Find, in the records below, the line that contains "Write the Plotly.js code for this chart." and the line that contains "const householdFuel = [38.4e3, 3.5e3, 0];". Copy those two lines and everything between them exactly, but not the pictures.
[START OF Extracted records]
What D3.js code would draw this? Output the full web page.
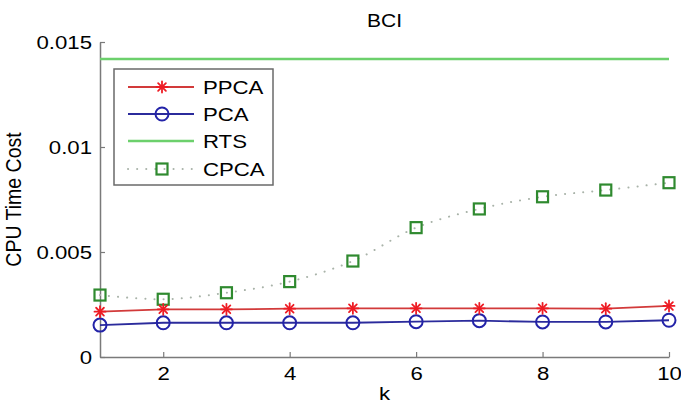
<!DOCTYPE html>
<html>
<head>
<meta charset="utf-8">
<script src="https://cdn.jsdelivr.net/npm/d3@7"></script>
<style>
  html, body { margin: 0; padding: 0; background: #fff; }
  svg { display: block; font-family: "Liberation Sans", Arial, sans-serif; }
</style>
</head>
<body>
<svg id="chart" width="681" height="405"></svg>
<script>
// CPU time cost per method as k grows (BCI dataset)
const kValues = [1, 2, 3, 4, 5, 6, 7, 8, 9, 10];
const ppca = [0.00216, 0.00227, 0.00227, 0.0023, 0.00232, 0.00232, 0.00232, 0.00232, 0.0023, 0.00243];
const pca  = [0.00152, 0.00163, 0.00163, 0.00163, 0.00163, 0.00168, 0.00173, 0.00167, 0.00167, 0.00175];
const rts  = [0.01419, 0.01419, 0.01419, 0.01419, 0.01419, 0.01419, 0.01419, 0.01419, 0.01419, 0.01419];
const cpca = [0.00295, 0.00275, 0.00306, 0.00359, 0.00457, 0.00616, 0.00705, 0.00763, 0.00795, 0.0083];
const xTicks = [2, 4, 6, 8, 10];
const yTicks = [0, 0.005, 0.01, 0.015];
const yTickLabels = ["0", "0.005", "0.01", "0.015"];
const seriesNames = ["PPCA", "PCA", "RTS", "CPCA"];

const svg = d3.select("#chart");
const mLeft = 100, mRight = 669, mTop = 42, mBottom = 357;

const x = d3.scaleLinear().domain([1, 10]).range([mLeft, mRight]);
const y = d3.scaleLinear().domain([0, 0.015]).range([mBottom, mTop]);

const axisColor = "#7a7a7a";
const fontSize = 18.5;
const textStretch = 1.2; // glyphs are drawn a little wider than tall

// Widen text around its anchor point
function stretch(sel) {
  sel.each(function () {
    const t = d3.select(this);
    const tx = +t.attr("x") || 0, ty = +t.attr("y") || 0;
    t.attr("x", 0).attr("y", 0)
      .attr("transform", `translate(${tx},${ty}) scale(${textStretch},1)`);
  });
}

// Axes with inward ticks
const xAxis = d3.axisBottom(x).tickValues(xTicks).tickFormat(d3.format("d"))
  .tickSizeInner(-5).tickSizeOuter(0).tickPadding(10);
const yAxis = d3.axisLeft(y).tickValues(yTicks).tickFormat((d, i) => yTickLabels[i])
  .tickSizeInner(-5).tickSizeOuter(0).tickPadding(8);

const gx = svg.append("g").attr("transform", `translate(0,${mBottom})`).call(xAxis);
const gy = svg.append("g").attr("transform", `translate(${mLeft},0)`).call(yAxis);
[gx, gy].forEach(g => {
  g.select(".domain").attr("stroke", axisColor).attr("stroke-width", 1.5);
  g.selectAll(".tick line").attr("stroke", axisColor).attr("stroke-width", 1.2);
  g.selectAll(".tick text").attr("fill", "#000").style("font-size", fontSize + "px")
    .style("font-family", "Liberation Sans, Arial, sans-serif");
  stretch(g.selectAll(".tick text"));
});
gx.selectAll(".tick text").attr("dy", "0.71em");
gy.selectAll(".tick text").attr("dy", "0.36em");

// Title and axis labels
stretch(svg.append("text").attr("x", (mLeft + mRight) / 2).attr("y", 27).attr("text-anchor", "middle")
  .style("font-size", "17.5px").text("BCI"));
stretch(svg.append("text").attr("x", (mLeft + mRight) / 2).attr("y", 400).attr("text-anchor", "middle")
  .style("font-size", fontSize + "px").text("k"));
svg.append("text")
  .attr("transform", `translate(21,${(mTop + mBottom) / 2}) scale(1.15,1) rotate(-90)`)
  .attr("text-anchor", "middle").style("font-size", "19.5px").text("CPU Time Cost");

const pts = vals => kValues.map((k, i) => [k, vals[i]]);
const line = d3.line().x(d => x(d[0])).y(d => y(d[1]));
const smooth = d3.line().x(d => x(d[0])).y(d => y(d[1])).curve(d3.curveCatmullRom.alpha(0.5));

const styles = {
  PPCA: { line: "#d23a3a", marker: "#ee1c24" },
  PCA:  { line: "#2b2b9c", marker: "#2323a8" },
  RTS:  { line: "#6cd06c" },
  CPCA: { line: "#a9b3a9", marker: "#2f8a2f" }
};

// Marker drawers
function star(g, cx, cy, color, r) {
  const gg = g.append("g").attr("transform", `translate(${cx},${cy})`)
    .attr("stroke", color).attr("stroke-width", 1.8).attr("stroke-linecap", "round");
  [0, 45, 90, 135].forEach(a => {
    const rad = a * Math.PI / 180;
    gg.append("line").attr("x1", -r * Math.cos(rad)).attr("y1", -r * Math.sin(rad))
      .attr("x2", r * Math.cos(rad)).attr("y2", r * Math.sin(rad));
  });
}
function circle(g, cx, cy, color) {
  g.append("circle").attr("cx", cx).attr("cy", cy).attr("r", 6.5)
    .attr("fill", "none").attr("stroke", color).attr("stroke-width", 2);
}
function square(g, cx, cy, color) {
  g.append("rect").attr("x", cx - 5.5).attr("y", cy - 5.5).attr("width", 11).attr("height", 11)
    .attr("fill", "none").attr("stroke", color).attr("stroke-width", 2.2);
}

const plot = svg.append("g");

// RTS
plot.append("path").attr("d", line(pts(rts))).attr("fill", "none")
  .attr("stroke", styles.RTS.line).attr("stroke-width", 2.5);

// CPCA dotted smooth curve
plot.append("path").attr("d", smooth(pts(cpca))).attr("fill", "none")
  .attr("stroke", styles.CPCA.line).attr("stroke-width", 2)
  .attr("stroke-dasharray", "0.1 9").attr("stroke-linecap", "round");

// PPCA and PCA lines
plot.append("path").attr("d", line(pts(pca))).attr("fill", "none")
  .attr("stroke", styles.PCA.line).attr("stroke-width", 1.8);
plot.append("path").attr("d", line(pts(ppca))).attr("fill", "none")
  .attr("stroke", styles.PPCA.line).attr("stroke-width", 1.8);

pts(cpca).forEach(d => square(plot, x(d[0]), y(d[1]), styles.CPCA.marker));
pts(pca).forEach(d => circle(plot, x(d[0]), y(d[1]), styles.PCA.marker));
pts(ppca).forEach(d => star(plot, x(d[0]), y(d[1]), styles.PPCA.marker, 5.5));

// Legend
const lg = svg.append("g");
lg.append("rect").attr("x", 114).attr("y", 69).attr("width", 159).attr("height", 116)
  .attr("fill", "#fff").attr("stroke", "#6a6a6a").attr("stroke-width", 1.5);
const rowY = [87, 114, 141, 169];
seriesNames.forEach((name, i) => {
  const cy = rowY[i];
  const st = styles[name];
  const seg = lg.append("line").attr("x1", 128).attr("x2", 194).attr("y1", cy).attr("y2", cy)
    .attr("stroke", st.line).attr("stroke-width", name === "RTS" ? 2.5 : 1.8);
  if (name === "CPCA") seg.attr("stroke-width", 2).attr("stroke-dasharray", "0.1 9")
    .attr("stroke-linecap", "round");
  if (name === "PPCA") star(lg, 162, cy, st.marker, 5.5);
  if (name === "PCA") circle(lg, 162, cy, st.marker);
  if (name === "CPCA") square(lg, 162, cy, st.marker);
  stretch(lg.append("text").attr("x", 203).attr("y", cy).attr("dy", "0.36em")
    .style("font-size", fontSize + "px").text(name));
});
</script>
</body>
</html>
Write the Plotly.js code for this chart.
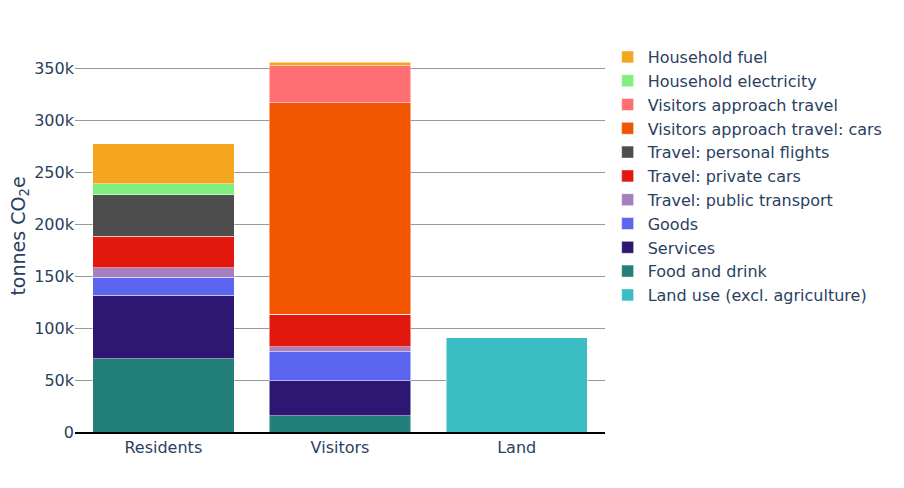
<!DOCTYPE html>
<html><head><meta charset="utf-8">
<script src="https://cdn.plot.ly/plotly-3.0.1.min.js"></script>
<style>html,body{margin:0;padding:0;background:#fff}</style>
</head><body><div id="chart" style="width:904px;height:488px"></div>
<script>
const categories = ["Residents", "Visitors", "Land"];
const landUse = [0, 0, 90.6e3];
const foodDrink = [70.5e3, 15.8e3, 0];
const services = [61e3, 33.6e3, 0];
const goods = [17.3e3, 27.8e3, 0];
const publicTransport = [9.2e3, 4.6e3, 0];
const privateCars = [30.4e3, 31.6e3, 0];
const personalFlights = [40e3, 0, 0];
const visitorsCars = [0, 203.3e3, 0];
const visitorsApproach = [0, 35.5e3, 0];
const householdElectricity = [10.5e3, 0, 0];
const householdFuel = [38.4e3, 3.5e3, 0];

const seriesNames = ["Land use (excl. agriculture)", "Food and drink", "Services", "Goods",
  "Travel: public transport", "Travel: private cars", "Travel: personal flights",
  "Visitors approach travel: cars", "Visitors approach travel", "Household electricity", "Household fuel"];
const seriesValues = [landUse, foodDrink, services, goods, publicTransport, privateCars,
  personalFlights, visitorsCars, visitorsApproach, householdElectricity, householdFuel];
const seriesColors = ["#3ABEC4", "#237F7A", "#2E1673", "#5C65F0", "#A77FC0", "#E2180E",
  "#4D4D4D", "#F25500", "#FF6E73", "#80EE80", "#F4A621"];

const traces = seriesNames.map((n, i) => ({
  type: "bar", name: n, x: categories, y: seriesValues[i],
  marker: {color: seriesColors[i], line: {color: "rgba(255,255,255,0.7)", width: 0.7}},
  hoverinfo: "x+y+name"
}));

const layout = {
  width: 904, height: 488,
  barmode: "stack", bargap: 0.2,
  paper_bgcolor: "#fff", plot_bgcolor: "#fff",
  font: {family: "DejaVu Sans, Verdana, sans-serif", color: "#2a3f5f", size: 16},
  margin: {l: 75, r: 299, t: 40, b: 56},
  showlegend: true,
  legend: {traceorder: "reversed", x: 1.005, y: 1.0, xanchor: "left", yanchor: "top",
    font: {size: 16}, bgcolor: "rgba(0,0,0,0)"},
  xaxis: {showline: true, linecolor: "#000", linewidth: 1.5, ticks: "", showgrid: false,
    tickfont: {size: 16}},
  yaxis: {title: {text: "tonnes CO<sub>2</sub>e", font: {size: 19}}, showgrid: true,
    gridcolor: "#9a9a9a", gridwidth: 1, zeroline: false, ticks: "",
    tickfont: {size: 16}, range: [0, 377e3], dtick: 50e3}
};
Plotly.newPlot("chart", traces, layout, {displayModeBar: false});
</script></body></html>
[END OF Extracted records]
» **The reply**:
Write the Plotly.js code for this chart.
<!DOCTYPE html>
<html><head><meta charset="utf-8">
<script src="https://cdn.plot.ly/plotly-3.0.1.min.js"></script>
<style>html,body{margin:0;padding:0;background:#fff}</style>
</head><body><div id="chart" style="width:904px;height:488px"></div>
<script>
const categories = ["Residents", "Visitors", "Land"];
const landUse = [0, 0, 90.6e3];
const foodDrink = [70.5e3, 15.8e3, 0];
const services = [61e3, 33.6e3, 0];
const goods = [17.3e3, 27.8e3, 0];
const publicTransport = [9.2e3, 4.6e3, 0];
const privateCars = [30.4e3, 31.6e3, 0];
const personalFlights = [40e3, 0, 0];
const visitorsCars = [0, 203.3e3, 0];
const visitorsApproach = [0, 35.5e3, 0];
const householdElectricity = [10.5e3, 0, 0];
const householdFuel = [38.4e3, 3.5e3, 0];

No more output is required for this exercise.